Analist ve bankacılar, dünya merkez bankalarının bankası durumundaki BIS'ın (Bank of International Settllements) yeni önerileri kabul edildiği takdirde aralarında Türkiye'nin de bulunduğu ülkelerin borç almalarının daha zor ve pahalı hale gelebileceğini söylüyorlar.
Mevcut kurallar çerçevesinde Ekonomik İşbirliği ve Kalkınma Teşkilatı (OECD) üyeleri ticari banka kredilerinde otomatik olarak sıfır riskten faydalanıyorlar. Ancak BIS'ın yeni önerilerine göre ticari kuruluş kredi notları kullanılacak. Bu da devletlere verilen krediler için bankaların bulundurmaları gereken risk sermayesini ve dolayısıyla kaynak maliyetlerini yükseltecek.
JP Morgan stratejisti Arnab Das, "Öneriler sonucunda gelişmekte olan devletlerin dış kredi yelpazesinde daha büyük farklılaşma muhtemeldir" dedi. Rusya krizinin ardından gelişmekte olan piyasalara verilen krediler 53 milyar dolar düzeyinde. Ancak yeni sistem bazı ülkeler için daha büyük kayıplara neden olacak.
Standards and Poor's kredi sisteminde AA- notu alan bir ülke, banka bilançolarına göre sıfır risk ağırlığına sahip olacak. A- yüzde 20, BBB- yüzde 50, B- eksi yüzde 100 risk ağırlığı olarak kabul edilecek. Rusya gibi B- altındaki ülkeler ise yüzde 150 riskli sayılacak. Das yeni sistemden en fazla zarar görenlerin Avrupa'nın gelişmekte olan ülkeleri -Türkiye ve Macaristan- ile Güney Kore ve Meksika olacağını söylüyor. OECD üyesi olan bu ülkelerin kredi riski sıfırdan yüzde 100'e çıkacak.

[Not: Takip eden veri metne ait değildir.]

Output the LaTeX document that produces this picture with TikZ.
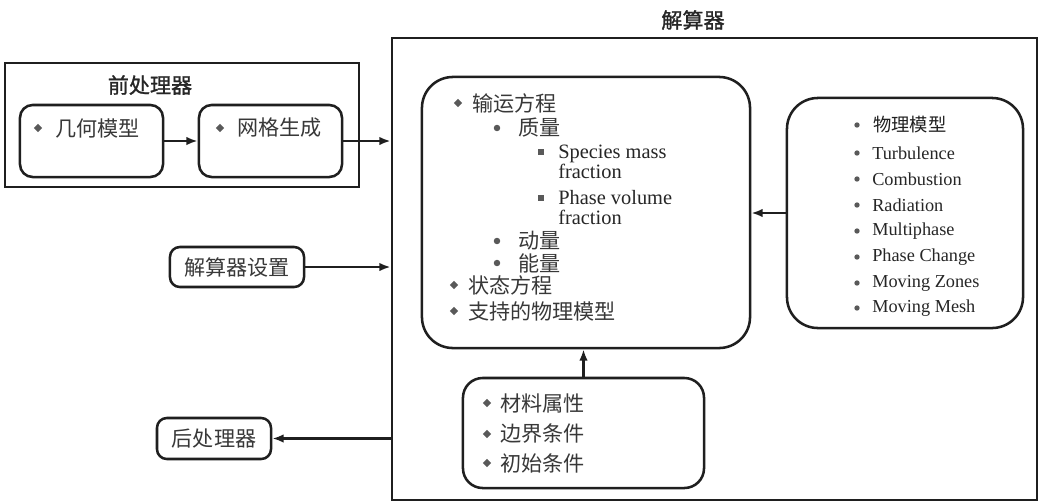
\documentclass[tikz,border=0pt]{standalone}
\usepackage{fontspec}
\setmainfont{Liberation Serif}
\newfontfamily\cjk{Noto Sans CJK SC}
\newfontfamily\cjkb[FakeBold=1.2]{Noto Sans CJK SC}
\usetikzlibrary{arrows.meta}
\newcommand\mydia[2]{\fill[bulc] (#1,#2) +(-4.2,0) -- +(0,-4.2) -- +(4.2,0) -- +(0,4.2) -- cycle;}
\newcommand\mycirc[3][2.3pt]{\fill[bulc] (#2,#3) circle[radius=#1];}
\newcommand\mysq[2]{\fill[bulc] (#1,#2) +(-3.3,-3.3) rectangle +(3.3,3.3);}
\begin{document}
\begin{tikzpicture}[x=0.025cm,y=-0.025cm,
  bulc/.style={fill=black!65},
  ln/.style={draw=black!88, line width=1.8pt},
  sqbox/.style={ln, rectangle, inner sep=0pt},
  rbox/.style={ln, rectangle, rounded corners=#1, inner sep=0pt},
  rbox/.default=8pt,
  arr/.style={draw=black!88, line width=2pt, -{Latex[length=8pt,width=6pt]}},
  cj/.style={font=\cjk\fontsize{15}{17}\selectfont, text=black!78, inner sep=0pt},
  cjs/.style={font=\cjk\fontsize{13}{15}\selectfont, text=black!88, inner sep=0pt},
  en/.style={font=\fontsize{14.5}{14.2}\selectfont, text=black!85, inner sep=0pt, align=left},
  ens/.style={font=\fontsize{13}{15}\selectfont, text=black!85, inner sep=0pt},
  ttl/.style={font=\cjkb\fontsize{15}{17}\selectfont, text=black!85, inner sep=0pt},
  lt/.style={anchor=west}
]
\path[fill=white, use as bounding box] (0,0) rectangle (1041,502);

% boxes
\node[sqbox, minimum width=8.85cm, minimum height=3.1cm] (pre) at (182,125) {};
\node[rbox=9pt, minimum width=3.575cm, minimum height=1.8cm] (geo) at (91.5,141) {};
\node[rbox=9pt, minimum width=3.575cm, minimum height=1.8cm] (mesh) at (270.5,141) {};
\node[sqbox, minimum width=16.125cm, minimum height=11.55cm] (solver) at (714.5,269) {};
\node[rbox=22pt, minimum width=8.2cm, minimum height=6.775cm] (trans) at (586,212.5) {};
\node[rbox=22pt, minimum width=5.9cm, minimum height=5.75cm] (phys) at (905,213) {};
\node[rbox=7pt, minimum width=3.35cm, minimum height=1.0cm, cj] (setup) at (237,267) {解算器设置};
\node[rbox=14pt, minimum width=6.025cm, minimum height=2.75cm] (mat) at (583.5,433) {};
\node[rbox=7pt, minimum width=2.85cm, minimum height=1.025cm, cj] (post) at (214,438.5) {后处理器};

% titles
\node[ttl] (pretitle) at (150,85) {前处理器};
\node[ttl] (soltitle) at (693,20) {解算器};

% preprocessor texts
\mydia{38}{128}
\node[cj, lt] (geot) at (55,128) {几何模型};
\mydia{220}{128}
\node[cj, lt] (mesht) at (237,128) {网格生成};

% transport box texts
\mydia{458}{103}
\node[cj, lt] (t1) at (472,103) {输运方程};
\mycirc{497}{128}
\node[cj, lt] (t2) at (518,128) {质量};
\mysq{541}{152}
\node[en, lt] (t3) at (558,162) {Species mass\\fraction};
\mysq{541}{198}
\node[en, lt] (t4) at (558,208) {Phase volume\\fraction};
\mycirc{497}{241}
\node[cj, lt] (t5) at (518,241) {动量};
\mycirc{497}{263}
\node[cj, lt] (t6) at (518,263) {能量};
\mydia{454}{285}
\node[cj, lt] (t7) at (468,285) {状态方程};
\mydia{454}{311}
\node[cj, lt] (t8) at (468,311) {支持的物理模型};

% physical models texts
\mycirc[1.9pt]{857}{125}
\node[cjs, lt] (p1) at (873,125) {物理模型};
\mycirc[1.9pt]{857}{153}
\node[ens, lt] (p2) at (872,153) {Turbulence};
\mycirc[1.9pt]{857}{179}
\node[ens, lt] (p3) at (872,179) {Combustion};
\mycirc[1.9pt]{857}{205}
\node[ens, lt] (p4) at (872,205) {Radiation};
\mycirc[1.9pt]{857}{231}
\node[ens, lt] (p5) at (872,231) {Multiphase};
\mycirc[1.9pt]{857}{257}
\node[ens, lt] (p6) at (872,257) {Phase Change};
\mycirc[1.9pt]{857}{283}
\node[ens, lt] (p7) at (872,283) {Moving Zones};
\mycirc[1.9pt]{857}{308}
\node[ens, lt] (p8) at (872,308) {Moving Mesh};

% material texts
\mydia{487}{403}
\node[cj, lt] (m1) at (500,403) {材料属性};
\mydia{487}{434}
\node[cj, lt] (m2) at (500,434) {边界条件};
\mydia{487}{463}
\node[cj, lt] (m3) at (500,463) {初始条件};

% connectors
\draw[arr] (geo.east) -- (mesh.west);
\draw[arr] (mesh.east) -- (mesh.east -| solver.west);
\draw[arr] (setup.east) -- (setup.east -| solver.west);
\draw[arr] (post.east -| solver.west) -- (post.east);
\draw[arr] (phys.west) -- (phys.west -| trans.east);
\draw[arr] (mat.north) -- (mat.north |- trans.south);
\end{tikzpicture}
\end{document}
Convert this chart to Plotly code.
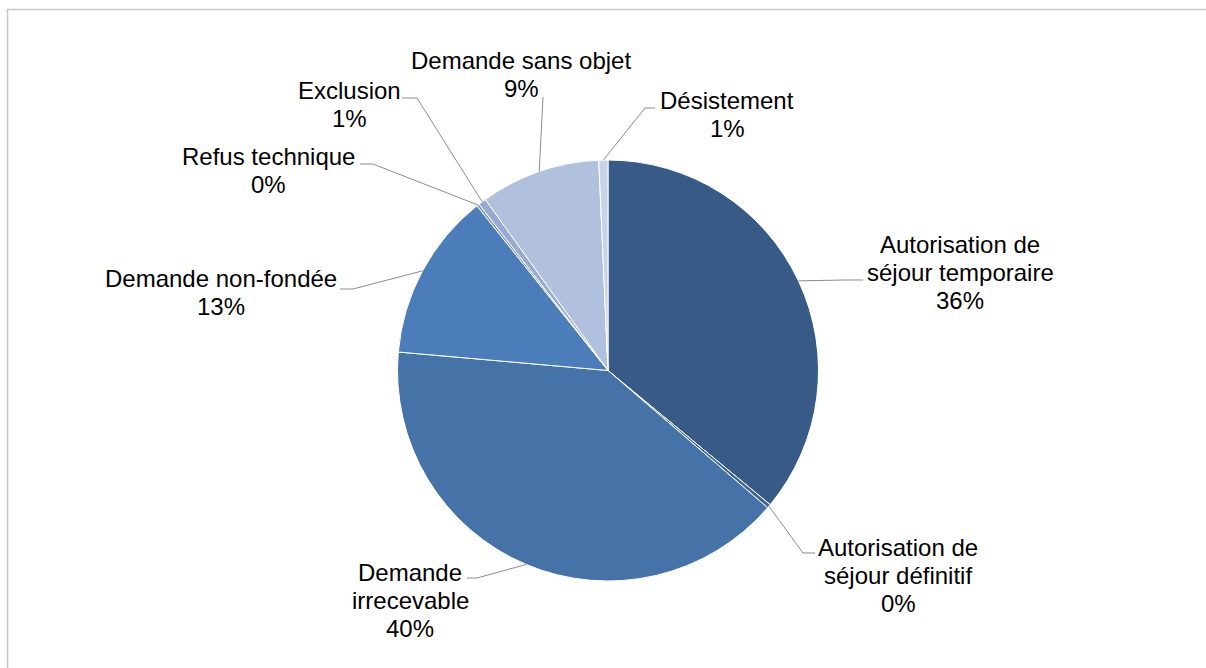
import math
import plotly.graph_objects as go

# ---- data ----
categories = [
    "Autorisation de séjour temporaire",
    "Autorisation de séjour définitif",
    "Demande irrecevable",
    "Demande non-fondée",
    "Refus technique",
    "Exclusion",
    "Demande sans objet",
    "Désistement",
]
label_lines = [
    ["Autorisation de", "séjour temporaire"],
    ["Autorisation de", "séjour définitif"],
    ["Demande", "irrecevable"],
    ["Demande non-fondée"],
    ["Refus technique"],
    ["Exclusion"],
    ["Demande sans objet"],
    ["Désistement"],
]
values = [36.0, 0.3, 40.1, 12.9, 0.2, 0.6, 9.2, 0.7]

# ---- style / layout ----
colors = ["#375a87", "#3d659a", "#4572a7", "#4a7db9", "#7a95c5", "#96aad3", "#b0c0dd", "#c7d3e9"]
W, H = 1206, 668
CX, CY, R = 608.0, 370.5, 210.5
FONT = "Liberation Sans, Arial, sans-serif"
FS = 24
LINE_H = 28

# label centres (px) and leader knee/tip points (px)
label_pos = [(960, 272), (898, 575), (410, 600), (221, 292), (268, 171), (349, 104), (521, 74), (727, 115)]
leader_pts = [
    [(845, 280), (863, 280)],
    [(803, 553), (815, 553)],
    [(477, 578), (467, 578)],
    [(353, 289), (340, 289)],
    [(373, 164), (360, 164)],
    [(417, 98), (402, 98)],
    [(543, 97)],
    [(645, 108), (655, 108)],
]


def px(x):
    return x / W


def py(y):
    return 1 - y / H


fig = go.Figure()
fig.add_trace(go.Pie(
    labels=categories,
    values=values,
    sort=False,
    direction="clockwise",
    rotation=0,
    textinfo="none",
    hoverinfo="label+percent",
    marker=dict(colors=colors, line=dict(color="#ffffff", width=1)),
    domain=dict(x=[px(CX - R), px(CX + R)], y=[py(CY + R), py(CY - R)]),
    showlegend=False,
))

total = sum(values)
shapes = []
annotations = []
cum = 0.0
for i, v in enumerate(values):
    mid = (cum + v / 2) / total
    cum += v
    th = 2 * math.pi * mid
    ex = CX + R * math.sin(th)
    ey = CY - R * math.cos(th)
    pts = [(ex, ey)] + leader_pts[i]
    path = "M " + " L ".join(f"{px(a):.5f},{py(b):.5f}" for a, b in pts)
    shapes.append(dict(type="path", path=path, xref="paper", yref="paper",
                       line=dict(color="#8c8c8c", width=1)))
    pct = f"{round(v / total * 100):d}%"
    lines = label_lines[i] + [pct]
    lx, ly = label_pos[i]
    n = len(lines)
    for j, t in enumerate(lines):
        yy = ly + (j - (n - 1) / 2) * LINE_H
        annotations.append(dict(text=t, x=px(lx), y=py(yy), xref="paper", yref="paper",
                                showarrow=False, xanchor="center", yanchor="middle",
                                font=dict(family=FONT, size=FS, color="#000000")))

# chart frame (only left and top edges visible, cropped at right/bottom)
frame = f"M {px(7.5):.5f},{py(H + 20):.5f} L {px(7.5):.5f},{py(9.5):.5f} L {px(W + 20):.5f},{py(9.5):.5f}"
shapes.append(dict(type="path", xref="paper", yref="paper", path=frame,
                   line=dict(color="#c8c8c8", width=1.5)))

fig.update_layout(
    width=W, height=H,
    margin=dict(l=0, r=0, t=0, b=0),
    paper_bgcolor="#ffffff",
    plot_bgcolor="#ffffff",
    shapes=shapes,
    annotations=annotations,
    showlegend=False,
)

fig.write_html(
    "out.html",
    config={"displayModeBar": False},
    post_script="document.body.style.margin='0';document.body.style.overflow='hidden';",
)
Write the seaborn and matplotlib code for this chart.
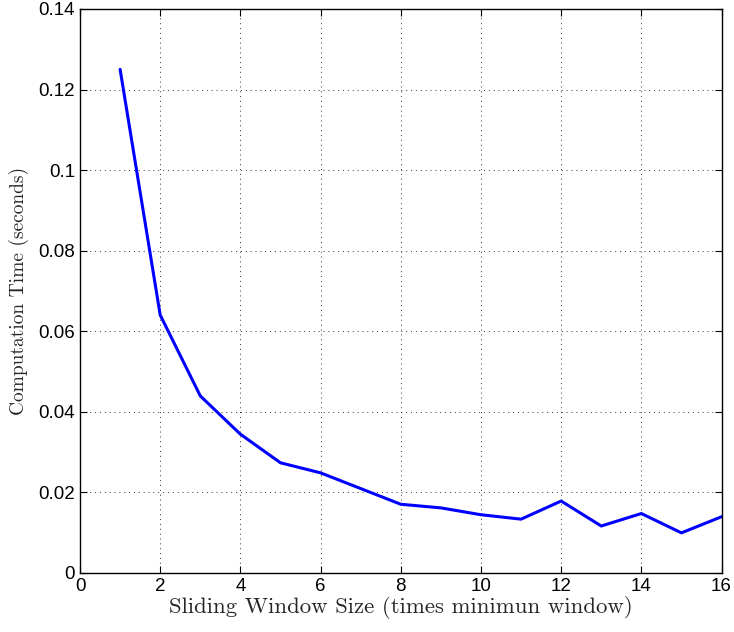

Rusya'ya verilecek kredilerin yüzde 150 riski karşılaması gerekecek. Bankacılar, Sovyet dönemi borçlarında zaten temerrüde düşmüş olan bu ülkenin ilişki geliştirmek ve gelecekteki işler için kredi vermeye istekli olan bankacılarla sıcak bir döneme gireceğini söylediler.
Merrill Lynch'e göre, devlet kredilerinde riskin artması şirketlerin kredi almak için daha yüksek bedel ödemeleri anlamına gelecek. Bunun da bankacılık sistemlerine büyük olumsuz etkileri olacak. Das, "Ancak bu değişikliğin pratik etkileri mütevazi olacak çünkü bu ülkeler küçük borç sahibi ve görece küçük ikincil piyasalara sahipler" dedi.
Merrill analisti Denise Vergot Holle, bir araştırmasında, "Mevcut BIS ve AB kurallarına göre sadece yüzde 20 risk ağırlığı olan gelişmekte olan Avrupa OECD ülkeleri (Türkiye, Polonya, Çek Cumhuriyeti, Macaristan) bankalarının değişiklikler çerçevesinde maliyetlerin artmasına maruz kalabilirler. Türk bankaları ise bunlar arasında en dezavantajlı durumda olanları" dedi.
Holle'ye göre büyük sermayeli bankalar kazançlı çıkanlar arasında yer alabilir. Ancak belli alanlarda uzmanlaşmış bankalar zarar görecek.